Some attorneys and activists accuse PG&E of leaving out individual victims to bolster their stock prices.
Pacific Gas and Electric (PG&E) has finalized an $11 billion settlement for insurance companies covering victims of several California wildfires.
Fox KTVU reports that the final agreement was announced Monday. It covers claimants who suffered damages in a series of wildfires that took place in 2017 and 2018, including one in Camp which killed 86 people.
“We continue to make progress on doing what’s right for the communities, businesses, and individuals affected by the devastating wildfires,” said PG&E CEO and President Bill Johnson. “PG&E remains committed to working with the individual victims to fairly and reasonably resolve their claims and will continue to work to do so while we remain focused on safely and reliably delivering energy to our customers, improving our systems and infrastructures, and continuing to support California’s clean energy goals.”
According to the Wall Street Journal, the settlement is the second major agreement the company has reached in the past several months. In June, PG&E said it’d pay $1 billion to local governments and state agencies affected by the wildfires.
However, attorneys for some individual victims have been critical of PG&E’s negotiations.
“PG&E is taking money out of the pockets of people whose homes and businesses it burned down and handing the money to insurance companies to buy their cooperation,” said attorney Cecily Dumas. “This settlement violates the rights of victims under California law to be compensated first. The settlement shows that PG&E puts victims’ needs last.”
The WSJ notes that this month’s settlement was negotiated with insurance carriers holding about 85% of insurance subrogation claims against Pacific Gas.

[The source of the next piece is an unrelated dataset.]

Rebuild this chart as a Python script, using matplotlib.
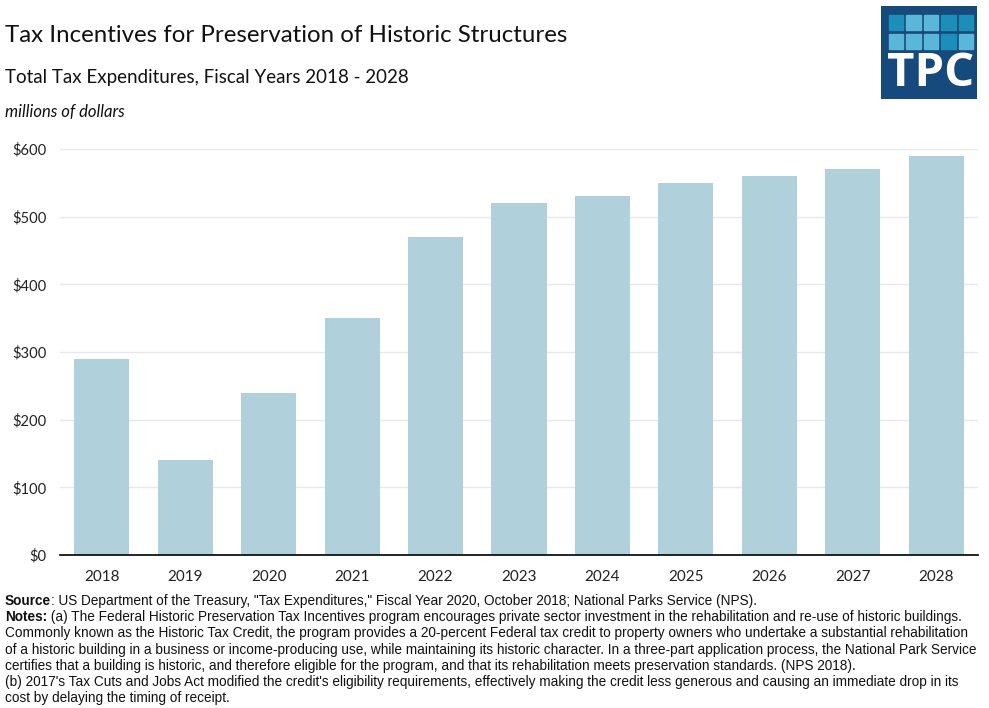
import matplotlib
matplotlib.use("Agg")
import matplotlib.pyplot as plt
from matplotlib.patches import Rectangle

years = ["2018", "2019", "2020", "2021", "2022", "2023", "2024", "2025", "2026", "2027", "2028"]
values = [290, 140, 240, 350, 470, 520, 530, 550, 560, 570, 590]
yticks = [0, 100, 200, 300, 400, 500, 600]
ytick_labels = ["$0", "$100", "$200", "$300", "$400", "$500", "$600"]

title = "Tax Incentives for Preservation of Historic Structures"
subtitle = "Total Tax Expenditures, Fiscal Years 2018 - 2028"
unit = "millions of dollars"

W, H = 989, 708
fig = plt.figure(figsize=(W / 100, H / 100), dpi=100)
fig.patch.set_facecolor("white")

main_font = ["Lato", "DejaVu Sans"]
narrow_font = ["Liberation Sans Narrow", "Liberation Sans", "DejaVu Sans"]

def fx(px):
    return px / W

def fy(py):
    return 1 - py / H

ax = fig.add_axes([fx(60), fy(555), fx(978) - fx(60), fy(149) - fy(555)])
x = list(range(len(years)))
ax.bar(x, values, width=0.66, color="#b0d0dc", zorder=2)
ax.set_xlim(-0.5, len(years) - 0.5)
ax.set_ylim(0, 600)
ax.set_yticks(yticks)
ax.set_yticklabels(ytick_labels)
ax.set_xticks(x)
ax.set_xticklabels(years)
ax.grid(axis="y", color="#e8e8e8", linewidth=1, zorder=0)
ax.set_axisbelow(True)
for s in ["top", "right", "left"]:
    ax.spines[s].set_visible(False)
ax.spines["bottom"].set_color("black")
ax.spines["bottom"].set_linewidth(1.2)
ax.spines["bottom"].set_zorder(3)
ax.tick_params(axis="both", length=0, labelsize=11, colors="#222222")
ax.tick_params(axis="y", pad=9.5, labelsize=10.6)
ax.tick_params(axis="x", pad=10.5)
for lab in ax.get_xticklabels() + ax.get_yticklabels():
    lab.set_fontfamily(main_font)

fig.text(fx(5), fy(36), title, fontsize=17.3, family=main_font, va="center", ha="left", color="#111111")
fig.text(fx(5), fy(77), subtitle, fontsize=13.5, family=main_font, va="center", ha="left", color="#111111")
fig.text(fx(5), fy(112), unit, fontsize=12, family=main_font, style="italic", va="center", ha="left", color="#111111")

lines = [
    ("Source", ": US Department of the Treasury, \"Tax Expenditures,\" Fiscal Year 2020, October 2018; National Parks Service (NPS)."),
    ("Notes:", " (a) The Federal Historic Preservation Tax Incentives program encourages private sector investment in the rehabilitation and re-use of historic buildings."),
    ("", "Commonly known as the Historic Tax Credit, the program provides a 20-percent Federal tax credit to property owners who undertake a substantial rehabilitation"),
    ("", "of a historic building in a business or income-producing use, while maintaining its historic character. In a three-part application process, the National Park Service"),
    ("", "certifies that a building is historic, and therefore eligible for the program, and that its rehabilitation meets preservation standards. (NPS 2018)."),
    ("", "(b) 2017's Tax Cuts and Jobs Act modified the credit's eligibility requirements, effectively making the credit less generous and causing an immediate drop in its"),
    ("", "cost by delaying the timing of receipt."),
]
fig.canvas.draw()
renderer = fig.canvas.get_renderer()
y0 = 601
for i, (bold, rest) in enumerate(lines):
    ypx = y0 + i * 16.2
    xstart = fx(5)
    if bold:
        t = fig.text(xstart, fy(ypx), bold, fontsize=9.8, family=narrow_font, weight="bold",
                     va="center", ha="left", color="#111111")
        bb = t.get_window_extent(renderer=renderer)
        xstart = bb.x1 / W
    fig.text(xstart, fy(ypx), rest, fontsize=9.8, family=narrow_font, va="center", ha="left", color="#111111")

# TPC logo
lax = fig.add_axes([fx(881), fy(99), fx(977) - fx(881), fy(6) - fy(99)])
lax.set_xlim(881, 977)
lax.set_ylim(99, 6)
lax.axis("off")
lax.add_patch(Rectangle((881, 6), 96, 93, color="#174a7c"))
dark = "#1b8fba"
light = "#5ab7d9"
pattern = [[dark, light, light, dark, dark], [light, light, light, dark, light]]
sq_w = 14.4
gap = 3.0
row_y = [15, 33.5]
for r, row in enumerate(pattern):
    for c, col in enumerate(row):
        lax.add_patch(Rectangle((889 + c * (sq_w + gap), row_y[r]), sq_w, 15, color=col))
lax.text(930.5, 74, "TPC", color="white", fontsize=34, weight="bold", family=["Open Sans", "DejaVu Sans"],
         ha="center", va="center")

fig.savefig("out.png", dpi=100, facecolor="white")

“This is just a blatant move on their part to help wealthy hedge funds and Wall Street,” Patrick McCallum, co-chair of wildfire victims advocacy group Up From the Ashes, told Bloomberg. “They are more worried about their stock price and the hedge funds that hold their stock than the victims.”
PG&E, for its part, believes $11 billion will be adequate to resolve any outstanding claims—those brought by insurance companies, as well as those filed by individual plaintiffs.
With its deal finalized, Pacific Gas will try recovering its losses. The public utility—which covers around 16 million Californians—declared bankruptcy at the beginning of 2019, citing the tens of billions of dollars in wildfire damages it may liable for.
In the meantime, PG&E has initiating a system-wide inspection of its infrastructure grid, repairing thousands of miles of wires. The company is also trying to balance demands from state legislators, claimants and its own shareholders, all of whom have an interest in seeing it returned to a stable financial footing.